John Carter, director of global sales for Limoneira Co., Santa Paula, Calif., expects more of the same in the short term.
“For the next few weeks, based on demand, my sense is pricing will stay pretty firm where it’s been,” Carter said Aug. 5.
Heading into September, demand will continue to outpace supply, particularly on large lemons, Carter said.
Jeff Olsen, president of The Chuck Olsen Co., Visalia, Calif., agreed.
“We won’t start in District 3 until the third week or the last week of September, and I think they’ll stay strong until then,” Olsen said. “There are record-high prices right now, and with the quality the way it is, it’s not something you want to be sitting on.”

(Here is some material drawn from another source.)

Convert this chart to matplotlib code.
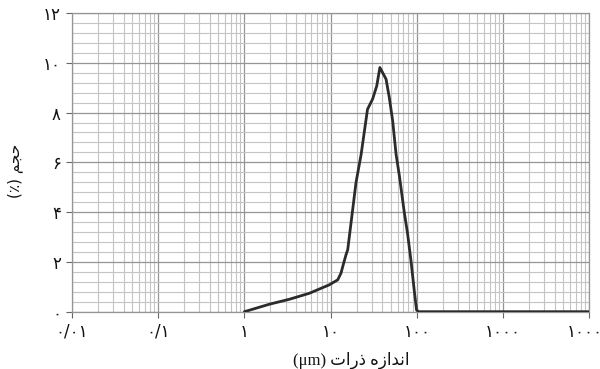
import matplotlib
matplotlib.use("Agg")
import matplotlib.pyplot as plt
from matplotlib.ticker import FixedLocator, LogLocator, NullFormatter, MultipleLocator
import numpy as np

# Particle size distribution (volume %) vs particle size in micrometres
size_um = [1.0, 1.95, 3.33, 5.67, 9.66, 12.1, 13.2, 14.0, 15.1, 15.8, 16.5,
           19.7, 22.6, 26.8, 30.7, 34.3, 37.3, 39.5, 44.0, 48.0, 52.5, 57.5,
           62.9, 71.7, 78.0, 85.4, 93.3, 99.3, 104.7, 10000.0]
volume_pct = [0.0, 0.30, 0.50, 0.74, 1.08, 1.28, 1.55, 1.88, 2.29, 2.49, 3.02,
              5.18, 6.32, 8.13, 8.54, 9.07, 9.81, 9.65, 9.34, 8.60, 7.66, 6.32,
              5.44, 3.97, 3.16, 2.08, 0.87, 0.07, 0.0, 0.0]

x_ticks = [0.01, 0.1, 1, 10, 100, 1000, 10000]
x_tick_labels = ["۰/۰۱", "۰/۱", "۱", "۱۰", "۱۰۰", "۱۰۰۰", "۱۰۰۰۰"]
y_ticks = [0, 2, 4, 6, 8, 10, 12]
y_tick_labels = ["۰", "۲", "۴", "۶", "۸", "۱۰", "۱۲"]

# Arabic-script labels written in presentation forms, visual order
x_label = "(μm) \uFE95\uFE8D\uFEAD\uFEAB \uFEE9\uFEAF\uFE8D\uFEAA\uFEE7\uFE8D"
y_label = "(\u066A) \uFEE2\uFEA0\uFEA3"

fig = plt.figure(figsize=(6.0, 3.69), dpi=100)
ax = fig.add_axes([0.12, 0.1553, 0.862, 0.8095])

ax.set_xscale("log")
ax.set_xlim(0.01, 10000)
ax.set_ylim(0, 12)

ax.xaxis.set_major_locator(FixedLocator(x_ticks))
ax.xaxis.set_minor_locator(LogLocator(base=10, subs=np.arange(2, 10)))
ax.xaxis.set_minor_formatter(NullFormatter())
ax.set_xticklabels(x_tick_labels)
ax.yaxis.set_major_locator(FixedLocator(y_ticks))
ax.yaxis.set_minor_locator(MultipleLocator(0.4))
ax.set_yticklabels(y_tick_labels)

ax.grid(which="major", color="#959595", linewidth=0.9)
ax.grid(which="minor", color="#c4c4c4", linewidth=0.8)
ax.set_axisbelow(True)

for s in ax.spines.values():
    s.set_color("#959595")
    s.set_linewidth(0.9)

ax.tick_params(which="major", length=4, width=0.8, color="#666666",
               labelsize=12, pad=4, labelcolor="#111111")
ax.tick_params(which="minor", length=0)
for lab in ax.get_xticklabels() + ax.get_yticklabels():
    lab.set_family(["DejaVu Sans"])

ax.plot(size_um, volume_pct, color="#2b2b2b", linewidth=2.0,
        solid_joinstyle="round", solid_capstyle="round", zorder=3)

ax.set_xlabel(x_label, fontsize=12, family=["Liberation Serif", "DejaVu Sans"],
              color="#111111")
ax.xaxis.set_label_coords((351 - 72) / 517, -0.135)
ax.set_ylabel(y_label, fontsize=11, family=["DejaVu Sans"], color="#111111")
ax.yaxis.set_label_coords(-0.095, 0.47)

fig.savefig("out.png", dpi=100)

Packouts in early August in California’s District 2 were “not what we’d like to see,” Olsen said.
On Aug. 5, the U.S. Department of Agriculture reported prices of $43.80-47.90 for 7/10 bushel cartons of shipper first grade lemons 75s from California, up from $25.75-27.80 last year at the same time.
Bushel cartons of 165s were $39.80-41.90, up from $23.75-24.80.
Joan Wickham, manager of advertising and public relations for Sherman Oaks, Calif.-based Sunkist Growers, said Sunkist will be able to continue offering strong supplies of high-quality California and Arizona lemons to its customers, even as demand remains high.
“We also are currently offering good, quality supplies of organic lemons and zebra lemons,” Wickham said Aug. 5.
Mexico was beginning to ramp up volumes in August, and Chile was continuing to ship lemons north, but other market forces were keeping prices stubbornly high, Carter said.
“They’re being offset by lower domestic availability. We’ll see how (larger Mexican volumes) impacts the market. There’s been such high demand and such low supplies for such an extended period of time.”
That should mean continued strong markets at least into early fall, Carter said.
By the end of August or beginning of September, harvests should begin in the California and Arizona desert growing regions, Carter said.